Isso de chegar nos espaços e as pessoas duvidarem da sua capacidade o tempo todo, de você ter que se provar, e o quanto isso nos custa mentalmente. Por isso é muito importante a gente trabalhar o nosso psicológico. Muitas mulheres ao longo da história adoeceram, enlouqueceram. Então a gente precisa muito trabalhar nossa dimensão psíquica. E como uma mulher do candomblé, a dimensão espiritual para mim é fundamental.
O que os alemães podem esperar do seu livro?
Eles vão conhecer muitas autoras que provavelmente nunca ouviram falar. Porque eu parto de autoras majoritariamente negras. Autoras latinas, panamenhas, caribenhas, indianas. Mulheres do sul do mundo. Primeiro para mostrar que não começa agora, tem toda uma tradição de mulheres que já estavam discutindo a importância de a gente pensar os lugares sociais. E o meu papel como uma mulher dessa geração que atingiu uma visibilidade é fazer visível também essas mulheres, porque muitas vezes a história não fez justiça a elas. Essas mulheres construíram esse caminho para que eu estivesse aqui hoje.
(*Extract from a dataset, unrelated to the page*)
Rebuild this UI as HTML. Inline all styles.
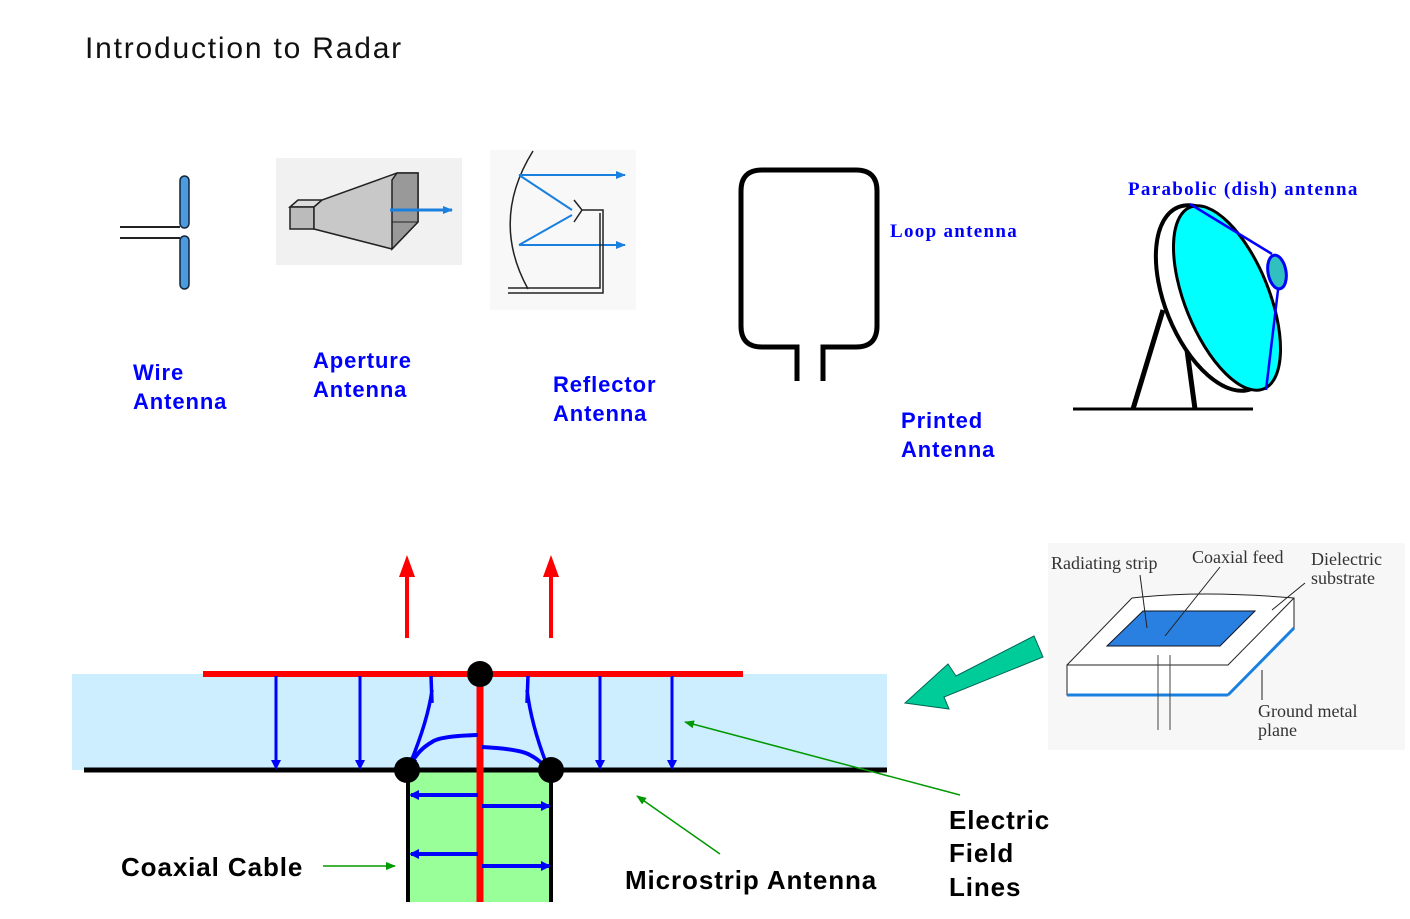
<!DOCTYPE html>
<html><head><meta charset="utf-8"><style>
html,body{margin:0;padding:0;background:#fff}
svg{display:block}
.b{font-family:"Liberation Sans",sans-serif;font-weight:bold}
.s{font-family:"Liberation Serif",serif}
</style></head><body>
<svg width="1410" height="919" viewBox="0 0 1410 919" xmlns="http://www.w3.org/2000/svg">
<defs>
<marker id="bl" markerWidth="8" markerHeight="8" refX="6" refY="4" orient="auto" markerUnits="userSpaceOnUse"><path d="M0,0 L8,4 L0,8 Z" fill="#0000ff"/></marker>
<marker id="bb" markerWidth="10" markerHeight="10" refX="8" refY="5" orient="auto" markerUnits="userSpaceOnUse"><path d="M0,0 L10,5 L0,10 Z" fill="#0000ff"/></marker>
<marker id="gr" markerWidth="10" markerHeight="8" refX="9" refY="4" orient="auto" markerUnits="userSpaceOnUse"><path d="M0,0 L10,4 L0,8 Z" fill="#009900"/></marker>
<marker id="lb" markerWidth="10" markerHeight="8" refX="9" refY="4" orient="auto" markerUnits="userSpaceOnUse"><path d="M0,0 L10,4 L0,8 Z" fill="#1a80e0"/></marker>
</defs>
<text x="85" y="58" font-family="Liberation Sans,sans-serif" font-size="30" letter-spacing="1.8" fill="#111">Introduction to Radar</text>

<!-- wire antenna -->
<line x1="120" y1="227" x2="180" y2="227" stroke="#222" stroke-width="2"/>
<line x1="120" y1="238" x2="180" y2="238" stroke="#222" stroke-width="2"/>
<rect x="180" y="176" width="9" height="52" rx="4.5" fill="#4a9be0" stroke="#123" stroke-width="1.5"/>
<rect x="180" y="236" width="9" height="53" rx="4.5" fill="#4a9be0" stroke="#123" stroke-width="1.5"/>

<!-- aperture -->
<rect x="276" y="158" width="186" height="107" fill="#f1f1f1"/>
<polygon points="290,207 298,200 322,200 314,207" fill="#ddd" stroke="#222" stroke-width="1.5"/>
<rect x="290" y="207" width="24" height="22" fill="#bbb" stroke="#222" stroke-width="1.5"/>
<polygon points="314,207 322,200 397,173 418,173 418,222 392,249 314,229" fill="#c8c8c8" stroke="#222" stroke-width="1.5"/>
<polygon points="397,173 418,173 418,222 392,249 392,180" fill="#999" stroke="#222" stroke-width="1.5"/>
<line x1="392" y1="222" x2="418" y2="222" stroke="#222" stroke-width="1"/>
<line x1="390" y1="210" x2="452" y2="210" stroke="#1a80e0" stroke-width="3" marker-end="url(#lb)"/>

<!-- reflector -->
<rect x="490" y="150" width="146" height="160" fill="#f8f8f8"/>
<path d="M533,151 Q490,220 528,289" fill="none" stroke="#222" stroke-width="1.5"/>
<line x1="519" y1="175" x2="625" y2="175" stroke="#1a80e0" stroke-width="2" marker-end="url(#lb)"/>
<line x1="519" y1="245" x2="625" y2="245" stroke="#1a80e0" stroke-width="2" marker-end="url(#lb)"/>
<line x1="519" y1="175" x2="572" y2="210" stroke="#1a80e0" stroke-width="2"/>
<line x1="519" y1="245" x2="572" y2="215" stroke="#1a80e0" stroke-width="2"/>
<path d="M574,200 L582,210 L574,222 M582,210 L603,210 L603,293 L508,293 M600,213 L600,288 L508,288" fill="none" stroke="#222" stroke-width="1.5"/>

<!-- loop -->
<path d="M797,381 V347 H762 Q741,347 741,326 V191 Q741,170 762,170 H856 Q877,170 877,191 V326 Q877,347 856,347 H823 V381" fill="none" stroke="#000" stroke-width="5"/>
<text x="890" y="237" class="s" font-weight="bold" font-size="19" letter-spacing="1.3" fill="#0000ff">Loop antenna</text>

<!-- dish -->
<text x="1128" y="195" class="s" font-weight="bold" font-size="19" letter-spacing="1.3" fill="#0000ff">Parabolic (dish) antenna</text>
<line x1="1163" y1="310" x2="1133" y2="409" stroke="#000" stroke-width="5"/>
<line x1="1187" y1="350" x2="1195" y2="409" stroke="#000" stroke-width="5"/>
<line x1="1073" y1="409" x2="1253" y2="409" stroke="#000" stroke-width="3"/>
<ellipse cx="1215" cy="298" rx="50" ry="98" transform="rotate(-22 1215 298)" fill="#fff" stroke="#000" stroke-width="4"/>
<ellipse cx="1227" cy="298" rx="42" ry="98" transform="rotate(-22 1227 298)" fill="#00ffff" stroke="#000" stroke-width="3"/>
<path d="M1190,204 L1272,254 M1278,290 L1266,390" stroke="#0000ff" stroke-width="2.5" fill="none"/>
<ellipse cx="1277" cy="272" rx="9" ry="17" transform="rotate(-10 1277 272)" fill="#30c0c0" stroke="#0000ff" stroke-width="3"/>

<!-- labels blue -->
<g class="b" font-size="22" fill="#0000ff" letter-spacing="0.9">
<text x="133" y="380">Wire</text><text x="133" y="409">Antenna</text>
<text x="313" y="368">Aperture</text><text x="313" y="397">Antenna</text>
<text x="553" y="392">Reflector</text><text x="553" y="421">Antenna</text>
<text x="901" y="428">Printed</text><text x="901" y="457">Antenna</text>
</g>

<!-- microstrip cross-section -->
<rect x="72" y="674" width="815" height="96" fill="#cceeff"/>
<rect x="408" y="770" width="143" height="132" fill="#99ff99"/>
<line x1="84" y1="770" x2="887" y2="770" stroke="#000" stroke-width="5"/>
<line x1="408" y1="770" x2="408" y2="902" stroke="#000" stroke-width="4"/>
<line x1="551" y1="770" x2="551" y2="902" stroke="#000" stroke-width="4"/>
<line x1="203" y1="674" x2="743" y2="674" stroke="#ff0000" stroke-width="6"/>
<line x1="480" y1="674" x2="480" y2="902" stroke="#ff0000" stroke-width="7"/>
<g stroke="#0000ff" stroke-width="3" fill="none">
<line x1="276" y1="676" x2="276" y2="768" marker-end="url(#bb)"/>
<line x1="360" y1="676" x2="360" y2="768" marker-end="url(#bb)"/>
<line x1="600" y1="676" x2="600" y2="768" marker-end="url(#bb)"/>
<line x1="672" y1="676" x2="672" y2="768" marker-end="url(#bb)"/>
<path d="M431,676 L432,703 M432,690 Q428,720 410,764" stroke-width="3.5"/>
<path d="M528,676 L527,703 M527,690 Q532,730 551,775" stroke-width="3.5"/>
<path d="M478,735 Q440,736 432,742 Q418,750 411,764" stroke-width="4" marker-end="url(#bl)"/>
<path d="M482,747 Q520,749 530,755 Q540,760 548,770" stroke-width="4" marker-end="url(#bl)"/>
<line x1="478" y1="795" x2="411" y2="795" stroke-width="4" marker-end="url(#bb)"/>
<line x1="482" y1="806" x2="549" y2="806" stroke-width="4" marker-end="url(#bb)"/>
<line x1="478" y1="854" x2="411" y2="854" stroke-width="4" marker-end="url(#bb)"/>
<line x1="482" y1="866" x2="549" y2="866" stroke-width="4" marker-end="url(#bb)"/>
</g>
<path d="M407,638 V575 M551,638 V575" stroke="#ff0000" stroke-width="4"/>
<path d="M399,577 L407,555 L415,577 Z M543,577 L551,555 L559,577 Z" fill="#ff0000"/>
<ellipse cx="480" cy="674" rx="13" ry="13" fill="#000"/>
<ellipse cx="407" cy="770" rx="13" ry="13" fill="#000"/>
<ellipse cx="551" cy="770" rx="13" ry="13" fill="#000"/>

<!-- labels black -->
<g class="b" font-size="26" fill="#000" letter-spacing="0.9">
<text x="121" y="876">Coaxial Cable</text>
<text x="625" y="889">Microstrip Antenna</text>
<text x="949" y="829">Electric</text><text x="949" y="862">Field</text><text x="949" y="896">Lines</text>
</g>
<g stroke="#009900" stroke-width="1.5">
<line x1="323" y1="866" x2="395" y2="866" marker-end="url(#gr)"/>
<line x1="960" y1="795" x2="685" y2="722" marker-end="url(#gr)"/>
<line x1="720" y1="854" x2="637" y2="796" marker-end="url(#gr)"/>
</g>

<!-- teal big arrow -->
<polygon points="1043,657 1034,636 956,676 948,664 905,703 949,709 944,697" fill="#00cc99" stroke="#006655" stroke-width="1"/>

<!-- microstrip picture -->
<rect x="1048" y="543" width="357" height="207" fill="#f7f7f7"/>
<path d="M1067,665 L1132,598 Q1200,590 1294,598 L1294,628 L1228,695 L1067,695 Z" fill="#fff" stroke="#222" stroke-width="1"/>
<path d="M1228,695 L1294,628" stroke="#1a80e0" stroke-width="3"/>
<path d="M1067,695 L1228,695" stroke="#1a80e0" stroke-width="3"/>
<path d="M1067,665 L1228,665 L1294,598" stroke="#222" stroke-width="1" fill="none"/>
<polygon points="1107,646 1143,611 1255,611 1220,646" fill="#2a80e0" stroke="#112" stroke-width="1"/>
<path d="M1158,655 V730 M1170,655 V730" stroke="#444" stroke-width="1"/>
<g stroke="#222" stroke-width="1">
<line x1="1140" y1="575" x2="1147" y2="628"/>
<line x1="1220" y1="567" x2="1165" y2="636"/>
<line x1="1305" y1="583" x2="1272" y2="610"/>
<line x1="1262" y1="700" x2="1262" y2="670"/>
</g>
<g class="s" font-size="18" fill="#333">
<text x="1051" y="569">Radiating strip</text>
<text x="1192" y="563">Coaxial feed</text>
<text x="1311" y="565">Dielectric</text>
<text x="1311" y="584">substrate</text>
<text x="1258" y="717">Ground metal</text>
<text x="1258" y="736">plane</text>
</g>
</svg>
</body></html>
Então, o público alemão vai conhecer mulheres que nunca leu e talvez se incomode com o livro. E eu sempre falo isso. Está tudo bem se incomodar, acho que tem que se incomodar. Porque se a gente acha que as coisas estão boas, a gente não muda. Ninguém faz mudança nenhuma no conforto. E que esse incômodo seja algo que os impulsione a refletir para além de si mesmos, para além de uma visão fechada, que eles consigam se confrontar. Porque a vida é muito mais rica quando a gente conhece outros lugares sociais. A gente tem uma visão empobrecida quando acha que a nossa visão de mundo é a visão do todo. E quando a gente não se confronta com outras visões, a gente vive num mundo muito restrito. Então, o livro também é um convite para que eles conheçam outras possibilidades de mundo e de existência.